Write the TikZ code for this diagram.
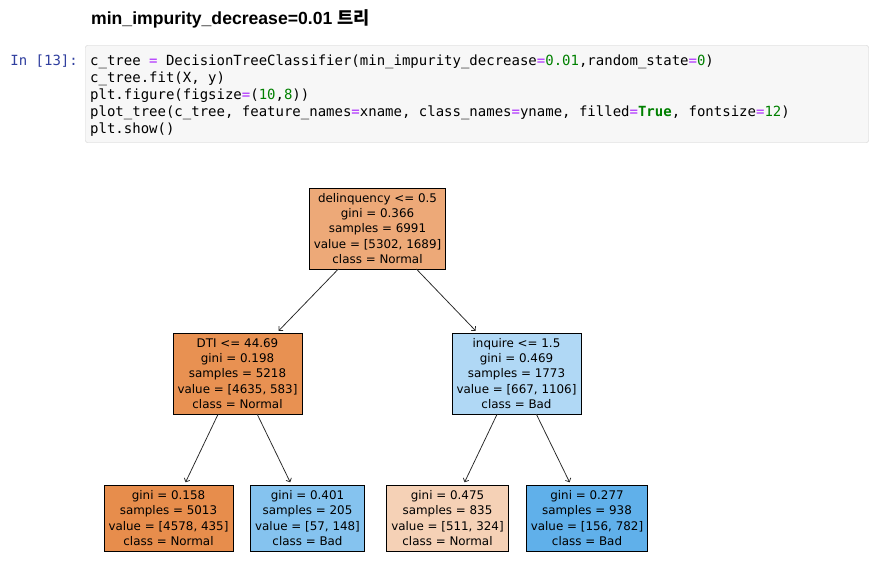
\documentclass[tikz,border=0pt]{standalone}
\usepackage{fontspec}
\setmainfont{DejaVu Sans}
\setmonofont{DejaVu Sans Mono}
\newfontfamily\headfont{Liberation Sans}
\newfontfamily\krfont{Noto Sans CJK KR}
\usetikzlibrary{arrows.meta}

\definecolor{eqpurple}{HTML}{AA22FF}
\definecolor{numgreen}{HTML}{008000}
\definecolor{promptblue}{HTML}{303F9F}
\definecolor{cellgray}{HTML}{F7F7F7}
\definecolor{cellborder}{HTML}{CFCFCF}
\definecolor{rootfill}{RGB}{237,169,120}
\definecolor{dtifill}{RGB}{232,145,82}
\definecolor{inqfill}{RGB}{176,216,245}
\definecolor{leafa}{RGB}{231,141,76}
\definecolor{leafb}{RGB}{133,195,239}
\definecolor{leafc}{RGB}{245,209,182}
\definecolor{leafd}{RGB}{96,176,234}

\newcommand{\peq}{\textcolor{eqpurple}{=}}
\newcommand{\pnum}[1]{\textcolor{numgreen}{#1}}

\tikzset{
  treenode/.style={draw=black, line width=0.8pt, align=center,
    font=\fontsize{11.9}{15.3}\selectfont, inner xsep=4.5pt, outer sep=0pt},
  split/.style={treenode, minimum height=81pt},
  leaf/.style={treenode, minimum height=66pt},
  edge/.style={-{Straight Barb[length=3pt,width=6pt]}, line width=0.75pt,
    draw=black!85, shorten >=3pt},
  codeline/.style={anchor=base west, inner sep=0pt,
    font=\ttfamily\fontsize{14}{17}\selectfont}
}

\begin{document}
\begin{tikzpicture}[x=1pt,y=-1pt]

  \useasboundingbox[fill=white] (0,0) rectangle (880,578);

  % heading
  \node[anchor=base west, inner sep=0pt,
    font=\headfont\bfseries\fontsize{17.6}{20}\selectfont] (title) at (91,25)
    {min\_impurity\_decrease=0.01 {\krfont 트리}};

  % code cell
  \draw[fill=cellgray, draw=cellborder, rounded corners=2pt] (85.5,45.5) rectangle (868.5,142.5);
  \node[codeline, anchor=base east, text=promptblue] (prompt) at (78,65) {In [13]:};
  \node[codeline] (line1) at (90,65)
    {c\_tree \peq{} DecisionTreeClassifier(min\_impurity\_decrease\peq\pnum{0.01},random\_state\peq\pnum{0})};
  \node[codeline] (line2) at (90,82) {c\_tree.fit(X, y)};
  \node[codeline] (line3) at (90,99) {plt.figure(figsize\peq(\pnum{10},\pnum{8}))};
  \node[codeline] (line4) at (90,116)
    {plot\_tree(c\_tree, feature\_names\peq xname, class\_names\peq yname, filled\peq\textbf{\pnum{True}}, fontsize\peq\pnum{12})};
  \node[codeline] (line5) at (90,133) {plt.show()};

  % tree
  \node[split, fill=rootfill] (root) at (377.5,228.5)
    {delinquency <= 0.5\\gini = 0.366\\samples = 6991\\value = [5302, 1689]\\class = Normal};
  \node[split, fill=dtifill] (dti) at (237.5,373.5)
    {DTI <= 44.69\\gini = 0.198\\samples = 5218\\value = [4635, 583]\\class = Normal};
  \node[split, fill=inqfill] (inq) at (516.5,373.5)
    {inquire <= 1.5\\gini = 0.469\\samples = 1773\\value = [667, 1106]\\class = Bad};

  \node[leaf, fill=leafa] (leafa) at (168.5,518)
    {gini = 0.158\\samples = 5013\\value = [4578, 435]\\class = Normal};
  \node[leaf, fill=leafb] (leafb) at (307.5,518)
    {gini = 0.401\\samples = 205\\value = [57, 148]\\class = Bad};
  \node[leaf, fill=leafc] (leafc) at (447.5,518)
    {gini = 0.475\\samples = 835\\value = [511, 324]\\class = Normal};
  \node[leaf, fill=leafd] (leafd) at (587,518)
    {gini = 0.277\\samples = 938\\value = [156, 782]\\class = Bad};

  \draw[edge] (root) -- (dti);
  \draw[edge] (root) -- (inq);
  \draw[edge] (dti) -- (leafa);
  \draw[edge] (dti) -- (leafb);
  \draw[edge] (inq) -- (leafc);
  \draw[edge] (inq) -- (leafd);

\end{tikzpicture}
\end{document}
+ + +
Give again, word for word, every line from the top of the data above to the line holding "(line5) at (90,133)", inclusive, with the pictures left out.

EXERCISE ANSWER.
Write the TikZ code for this diagram.
\documentclass[tikz,border=0pt]{standalone}
\usepackage{fontspec}
\setmainfont{DejaVu Sans}
\setmonofont{DejaVu Sans Mono}
\newfontfamily\headfont{Liberation Sans}
\newfontfamily\krfont{Noto Sans CJK KR}
\usetikzlibrary{arrows.meta}

\definecolor{eqpurple}{HTML}{AA22FF}
\definecolor{numgreen}{HTML}{008000}
\definecolor{promptblue}{HTML}{303F9F}
\definecolor{cellgray}{HTML}{F7F7F7}
\definecolor{cellborder}{HTML}{CFCFCF}
\definecolor{rootfill}{RGB}{237,169,120}
\definecolor{dtifill}{RGB}{232,145,82}
\definecolor{inqfill}{RGB}{176,216,245}
\definecolor{leafa}{RGB}{231,141,76}
\definecolor{leafb}{RGB}{133,195,239}
\definecolor{leafc}{RGB}{245,209,182}
\definecolor{leafd}{RGB}{96,176,234}

\newcommand{\peq}{\textcolor{eqpurple}{=}}
\newcommand{\pnum}[1]{\textcolor{numgreen}{#1}}

\tikzset{
  treenode/.style={draw=black, line width=0.8pt, align=center,
    font=\fontsize{11.9}{15.3}\selectfont, inner xsep=4.5pt, outer sep=0pt},
  split/.style={treenode, minimum height=81pt},
  leaf/.style={treenode, minimum height=66pt},
  edge/.style={-{Straight Barb[length=3pt,width=6pt]}, line width=0.75pt,
    draw=black!85, shorten >=3pt},
  codeline/.style={anchor=base west, inner sep=0pt,
    font=\ttfamily\fontsize{14}{17}\selectfont}
}

\begin{document}
\begin{tikzpicture}[x=1pt,y=-1pt]

  \useasboundingbox[fill=white] (0,0) rectangle (880,578);

  % heading
  \node[anchor=base west, inner sep=0pt,
    font=\headfont\bfseries\fontsize{17.6}{20}\selectfont] (title) at (91,25)
    {min\_impurity\_decrease=0.01 {\krfont 트리}};

  % code cell
  \draw[fill=cellgray, draw=cellborder, rounded corners=2pt] (85.5,45.5) rectangle (868.5,142.5);
  \node[codeline, anchor=base east, text=promptblue] (prompt) at (78,65) {In [13]:};
  \node[codeline] (line1) at (90,65)
    {c\_tree \peq{} DecisionTreeClassifier(min\_impurity\_decrease\peq\pnum{0.01},random\_state\peq\pnum{0})};
  \node[codeline] (line2) at (90,82) {c\_tree.fit(X, y)};
  \node[codeline] (line3) at (90,99) {plt.figure(figsize\peq(\pnum{10},\pnum{8}))};
  \node[codeline] (line4) at (90,116)
    {plot\_tree(c\_tree, feature\_names\peq xname, class\_names\peq yname, filled\peq\textbf{\pnum{True}}, fontsize\peq\pnum{12})};
  \node[codeline] (line5) at (90,133) {plt.show()};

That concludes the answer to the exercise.